What Happens if You Do Not Put Baking Soda in a Cake?
If you forgot to add baking soda to your cake recipe, you may want to get out the bowl and whisk again. Baking soda is one of several types of leavening agents that allow your cake to rise in the oven, yielding a light, tender crumb. Without baking soda or another leavening agent, your cake will not rise, resulting in a dense, heavy texture.
Baking soda releases gas while your cake bakes to make it rise. (Image: Chorboon Chiranuparp/iStock/Getty Images)Salvaging Your Cake
If you forgot or omitted the baking soda in your recipe and already placed the cake in the oven, you will need to start from scratch. If you want to make use of the unrisen cake, you could attempt to use it for cake balls, which involves crumbling the cake, rolling it into balls and coating it in chocolate or another coating. You could also dice your cake into small cubes and use it as a garnish for a mousse or pudding.
Timing is Key
If you have already made your cake batter but have not yet added your baking soda, it's not too late. While it's ideal to incorporate your baking soda with the other dry ingredients before combining with the wet ingredients for your cake, you can still add the baking soda at a later stage in a pinch. Stir in the recommended amount of baking soda into the batter.
Other Chemical Leaveners
If you have not yet baked your cake and simply wish to find a recipe that does not use baking soda, there are other leavening agent options. Baking soda is a chemical leavening agent made from natural alkaline ingredients.

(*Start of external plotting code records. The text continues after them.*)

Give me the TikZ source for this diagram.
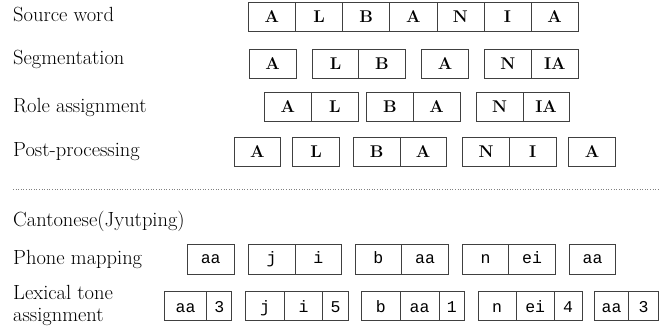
\documentclass[tikz,border=0pt]{standalone}
\usepackage{fontspec}
\newfontfamily\cellmono{Liberation Mono}
\newcommand{\cellat}[6]{\node[cell, anchor=north west, minimum width={#3pt-#2pt}, minimum height={#5pt-#4pt}] (#1) at (#2,#4) {#6};}
\begin{document}
\begin{tikzpicture}[x=1pt,y=-1pt,
  cell/.style={draw=black!75, line width=0.8pt, inner sep=0pt, outer sep=0pt, font=\fontsize{17}{18}\selectfont\bfseries, text height=12.5pt, text depth=0pt},
  lab/.style={anchor=base west, inner sep=0pt, font=\fontsize{20.5}{22}\selectfont},
  sep/.style={draw=black!50, line width=0.6pt, dotted}]
\useasboundingbox (0,0) rectangle (672,331);
% labels
\node[lab] (l1) at (13,21.5) {Source word};
\node[lab] (l2) at (13,65) {Segmentation};
\node[lab] (l3) at (13,112.5) {Role assignment};
\node[lab] (l4) at (13,157) {Post-processing};
\node[lab] (l5) at (13,226) {Cantonese(Jyutping)};
\node[lab] (l6) at (13,265) {Phone mapping};
\node[lab, align=left] (l7) at (13,321) {Lexical tone\\assignment};
% separator
\coordinate (sa) at (13,189);
\coordinate (sb) at (659,189);
\draw[sep] (sa) -- (sb);
% row 1
\cellat{a1}{248.3}{295.4}{2}{31}{A}
\cellat{a2}{295.4}{342.6}{2}{31}{L}
\cellat{a3}{342.6}{389.7}{2}{31}{B}
\cellat{a4}{389.7}{436.9}{2}{31}{A}
\cellat{a5}{436.9}{484.0}{2}{31}{N}
\cellat{a6}{484.0}{531.1}{2}{31}{I}
\cellat{a7}{531.1}{578.3}{2}{31}{A}
% row 2
\cellat{b1}{249.3}{296.0}{49}{78}{A}
\cellat{b2}{312.3}{358.7}{49}{78}{L}
\cellat{b3}{358.7}{405.3}{49}{78}{B}
\cellat{b4}{421.7}{468.3}{49}{78}{A}
\cellat{b5}{484.3}{531.3}{49}{78}{N}
\cellat{b6}{531.3}{578.3}{49}{78}{IA}
% row 3
\cellat{c1}{264.3}{311.3}{92.3}{121}{A}
\cellat{c2}{311.3}{358.3}{92.3}{121}{L}
\cellat{c3}{366.7}{413.3}{92.3}{121}{B}
\cellat{c4}{413.3}{460.0}{92.3}{121}{A}
\cellat{c5}{476.0}{523.0}{92.3}{121}{N}
\cellat{c6}{523.0}{569.3}{92.3}{121}{IA}
% row 4
\cellat{d1}{234.0}{280.7}{137.3}{166}{A}
\cellat{d2}{292.7}{339.3}{137.3}{166}{L}
\cellat{d3}{353.3}{400.0}{137.3}{166}{B}
\cellat{d4}{400.0}{446.3}{137.3}{166}{A}
\cellat{d5}{462.7}{509.3}{137.3}{166}{N}
\cellat{d6}{509.3}{556.3}{137.3}{166}{I}
\cellat{d7}{568.5}{615.5}{137.3}{166}{A}
% row 5: typewriter cells
\tikzset{cell/.style={draw=black!75, line width=0.8pt, inner sep=0pt, outer sep=0pt, font=\fontsize{16.5}{17}\selectfont\cellmono, text height=8pt, text depth=0pt}}
\cellat{e1}{187.3}{234.0}{244.3}{274}{aa}
\cellat{e2}{248.3}{295.0}{244.3}{274}{j}
\cellat{e3}{295.0}{341.7}{244.3}{274}{i}
\cellat{e4}{355.0}{401.7}{244.3}{274}{b}
\cellat{e5}{401.7}{448.3}{244.3}{274}{aa}
\cellat{e6}{462.3}{508.7}{244.3}{274}{n}
\cellat{e7}{508.7}{555.3}{244.3}{274}{ei}
\cellat{e8}{569.3}{615.7}{244.3}{274}{aa}
% row 6
\tikzset{cell/.style={draw=black!75, line width=0.8pt, inner sep=0pt, outer sep=0pt, font=\fontsize{16.5}{17}\selectfont\cellmono, text height=14pt, text depth=0pt}}
\cellat{f1}{164.3}{206.7}{291}{320.5}{aa}
\cellat{f2}{206.7}{231.7}{291}{320.5}{3}
\cellat{f3}{245.7}{284.3}{291}{320.5}{j}
\cellat{f4}{284.3}{322.7}{291}{320.5}{i}
\cellat{f5}{322.7}{348.3}{291}{320.5}{5}
\cellat{f6}{361.7}{400.0}{291}{320.5}{b}
\cellat{f7}{400.0}{439.0}{291}{320.5}{aa}
\cellat{f8}{439.0}{464.5}{291}{320.5}{1}
\cellat{f9}{478.0}{516.0}{291}{320.5}{n}
\cellat{f10}{516.0}{554.3}{291}{320.5}{ei}
\cellat{f11}{554.3}{582.0}{291}{320.5}{4}
\cellat{f12}{594.3}{628.7}{291}{320.5}{aa}
\cellat{f13}{628.7}{658.3}{291}{320.5}{3}
\end{tikzpicture}
\end{document}
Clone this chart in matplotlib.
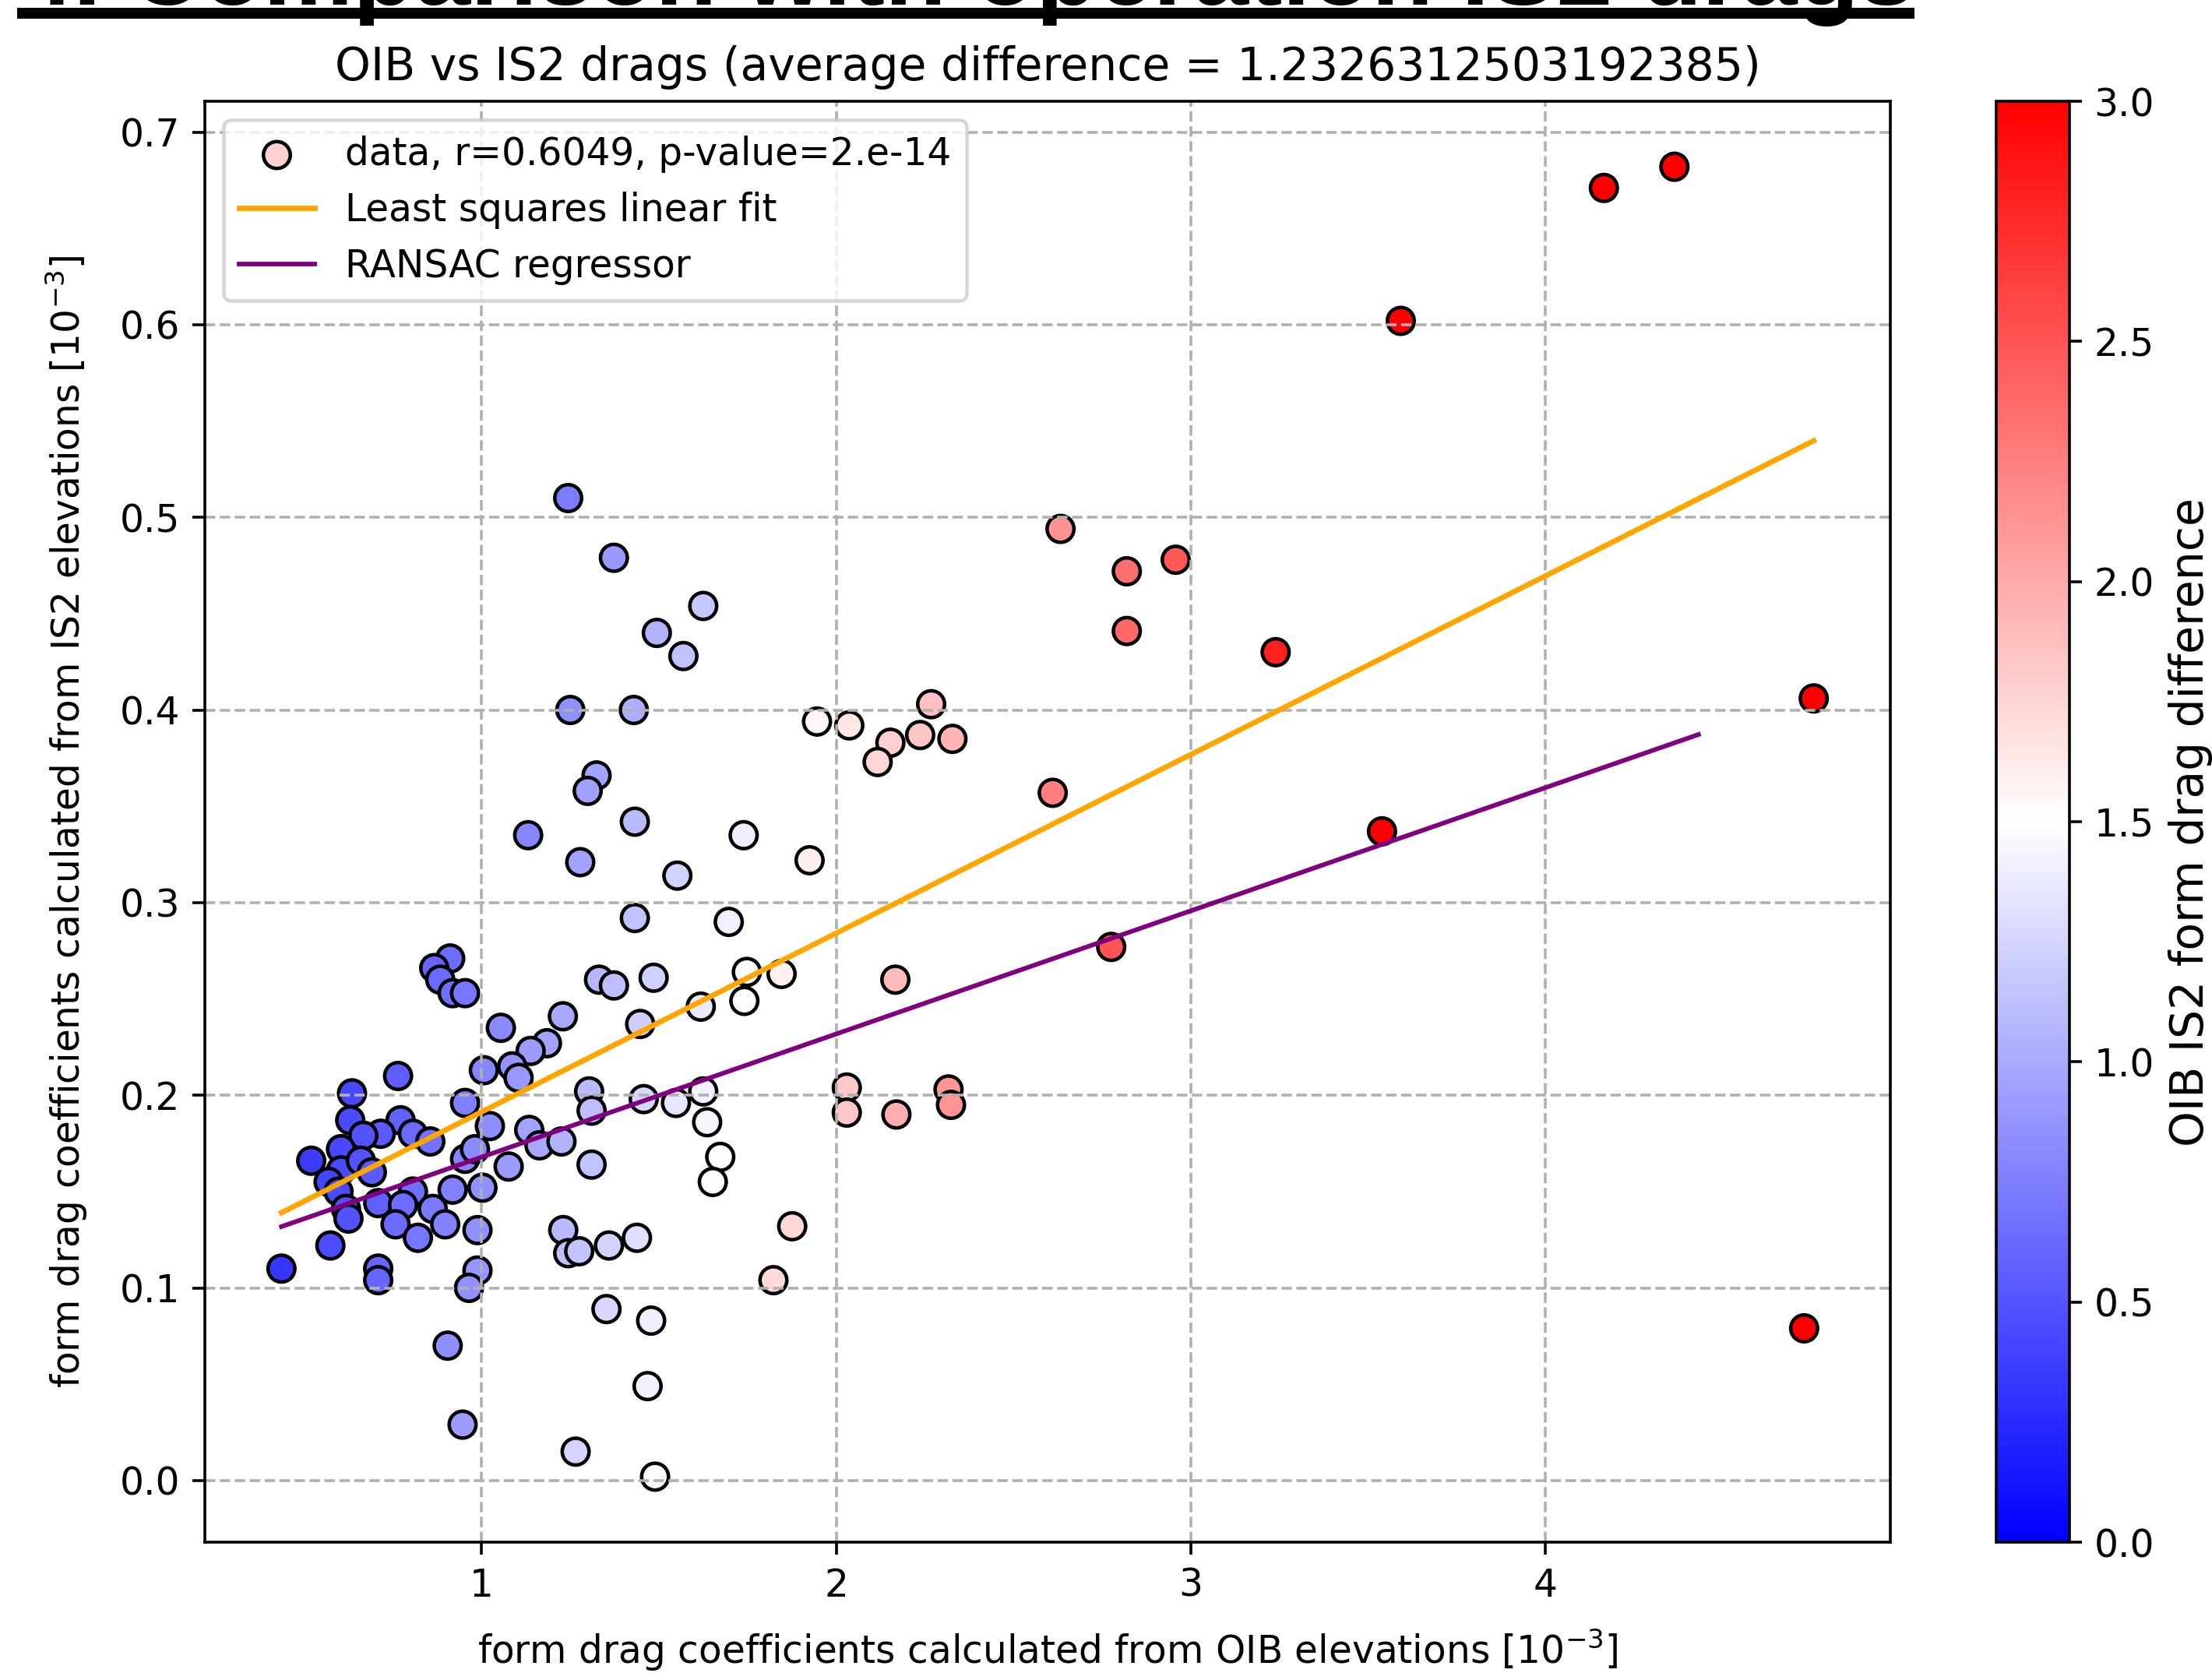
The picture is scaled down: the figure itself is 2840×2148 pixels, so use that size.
import numpy as np
import matplotlib
matplotlib.use("Agg")
import matplotlib.pyplot as plt
from matplotlib.patches import Rectangle

# ---------------- data ----------------
oib = [
    2.153, 4.365, 4.166, 3.593, 4.758, 3.240, 3.540, 2.776, 4.731,
    2.633, 2.820, 2.958, 2.820, 2.611, 2.268, 2.237, 2.117, 2.328,
    2.167, 2.030, 2.030, 2.170, 2.317, 2.324, 1.876, 1.823,
    1.946, 2.037, 1.739, 1.925, 1.697, 1.748, 1.846, 1.741, 1.618,
    1.625, 1.636, 1.673, 1.652, 1.548, 1.478, 1.468, 1.489,
    1.244, 1.373, 1.625, 1.494, 1.569, 1.250, 1.429, 1.324, 1.299,
    1.432, 1.131, 1.278, 1.552, 1.432, 1.331, 1.373, 1.485, 1.447,
    1.054, 1.229, 1.184, 1.138, 1.086, 1.104, 1.006,
    0.911, 0.866, 0.883, 0.918, 0.953,
    0.764, 0.634, 0.629, 0.771, 0.715, 0.666, 0.806, 0.855, 0.953,
    1.023, 1.303, 1.310, 1.457, 0.519, 0.603, 0.603, 0.568, 0.596,
    0.659, 0.690, 0.953, 0.981, 1.002, 0.918, 1.076, 1.134, 1.163,
    1.225, 1.310, 0.617, 0.624, 0.708, 0.806, 0.778, 0.757, 0.820,
    0.862, 0.897, 0.988, 0.573, 0.435, 0.708, 0.708, 0.988, 0.964,
    1.230, 1.244, 1.275, 1.359, 1.438, 1.352, 0.904, 0.946, 1.265,
]
is2 = [
    0.383, 0.682, 0.671, 0.602, 0.406, 0.430, 0.337, 0.277, 0.079,
    0.494, 0.472, 0.478, 0.441, 0.357, 0.403, 0.387, 0.373, 0.385,
    0.260, 0.204, 0.191, 0.190, 0.203, 0.195, 0.132, 0.104,
    0.394, 0.392, 0.335, 0.322, 0.290, 0.264, 0.263, 0.249, 0.246,
    0.202, 0.186, 0.168, 0.155, 0.196, 0.083, 0.049, 0.002,
    0.510, 0.479, 0.454, 0.440, 0.428, 0.400, 0.400, 0.366, 0.358,
    0.342, 0.335, 0.321, 0.314, 0.292, 0.260, 0.257, 0.261, 0.237,
    0.235, 0.241, 0.227, 0.223, 0.215, 0.209, 0.213,
    0.271, 0.266, 0.260, 0.253, 0.253,
    0.210, 0.201, 0.187, 0.187, 0.180, 0.179, 0.180, 0.176, 0.196,
    0.184, 0.202, 0.192, 0.198, 0.166, 0.172, 0.161, 0.155, 0.150,
    0.166, 0.160, 0.167, 0.172, 0.152, 0.151, 0.163, 0.182, 0.174,
    0.176, 0.164, 0.141, 0.136, 0.144, 0.150, 0.143, 0.133, 0.126,
    0.141, 0.133, 0.130, 0.122, 0.110, 0.110, 0.104, 0.109, 0.100,
    0.130, 0.118, 0.119, 0.122, 0.126, 0.089, 0.070, 0.029, 0.015,
]

# fitted lines
lsq_slope, lsq_intercept = 0.0927, 0.0987
ransac_slope, ransac_intercept = 0.0639, 0.1040
ransac_x_end = 4.433

title_text = "OIB vs IS2 drags (average difference = 1.2326312503192385)"
heading_text = "4. Comparison with operation IS2 drags"
legend_data = "data, r=0.6049, p-value=2.e-14"
legend_lsq = "Least squares linear fit"
legend_ransac = "RANSAC regressor"
xlabel = r"form drag coefficients calculated from OIB elevations [$10^{-3}$]"
ylabel = r"form drag coefficients calculated from IS2 elevations [$10^{-3}$]"
cbar_label = "OIB IS2 form drag difference"

# ---------------- figure ----------------
FS = 10.75
plt.rcParams["font.size"] = FS

W, H, DPI = 2840, 2148, 326
fig = plt.figure(figsize=(W / DPI, H / DPI), dpi=DPI)

ax = fig.add_axes([263 / W, 1 - 1980 / H, (2427 - 263) / W, (1980 - 130) / H])
cax = fig.add_axes([2563 / W, 1 - 1980 / H, (2657 - 2563) / W, (1980 - 130) / H])

x = np.array(oib)
y = np.array(is2)
diff = x - y

sc = ax.scatter(x, y, c=diff, cmap="bwr", vmin=0, vmax=3, s=58,
                edgecolors="k", linewidths=1.0, label=legend_data)

xl = np.array([x.min(), x.max()])
ax.plot(xl, lsq_slope * xl + lsq_intercept, color="orange", lw=1.5, label=legend_lsq)
xr = np.array([x.min(), ransac_x_end])
ax.plot(xr, ransac_slope * xr + ransac_intercept, color="purple", lw=1.3, label=legend_ransac)

ax.grid(True, linestyle="--")
ax.set_title(title_text, fontsize=FS * 1.2)
ax.set_xlabel(xlabel, labelpad=6.5)
ax.set_ylabel(ylabel, labelpad=8.5)
ax.legend(loc="upper left")

cb = fig.colorbar(sc, cax=cax)
cb.set_label(cbar_label, fontsize=FS * 1.2)

# cut-off notebook heading at the very top
t = fig.text(22 / W, 1 - 6 / H, heading_text, fontweight="bold",
             family="Liberation Sans", va="baseline", ha="left", fontsize=24)
fig.canvas.draw()
bb = t.get_window_extent()
t.set_fontsize(24 * (2436 / bb.width))
fig.add_artist(Rectangle((22 / W, 1 - 24 / H), (2458 - 22) / W, 14 / H,
                         transform=fig.transFigure, color="k", lw=0))

fig.savefig("out.png", dpi=DPI)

There are two other common types of chemical leavening agents, including baking powder and cream of tartar, which is commonly called for in angel food cake recipes. Find a recipe that uses one of these other chemical leaveners instead. To substitute baking powder for baking soda, use a 4 to 1 ratio. For example, if your recipe calls for 1/4 teaspoon of baking soda, use 1 teaspoon of baking powder.
Yeasted Cakes
Yeast is a type of biological leavening agent. If you have yeast on hand, you can make a yeasted cake, which will have a drier, more bread-like texture. Unlike chemical leaveners, you will usually need to verify that your yeast is active by first combining it with warm water and allowing it to bloom. After about 10 minutes, your yeast and water mixture will appear foamy and bubbly.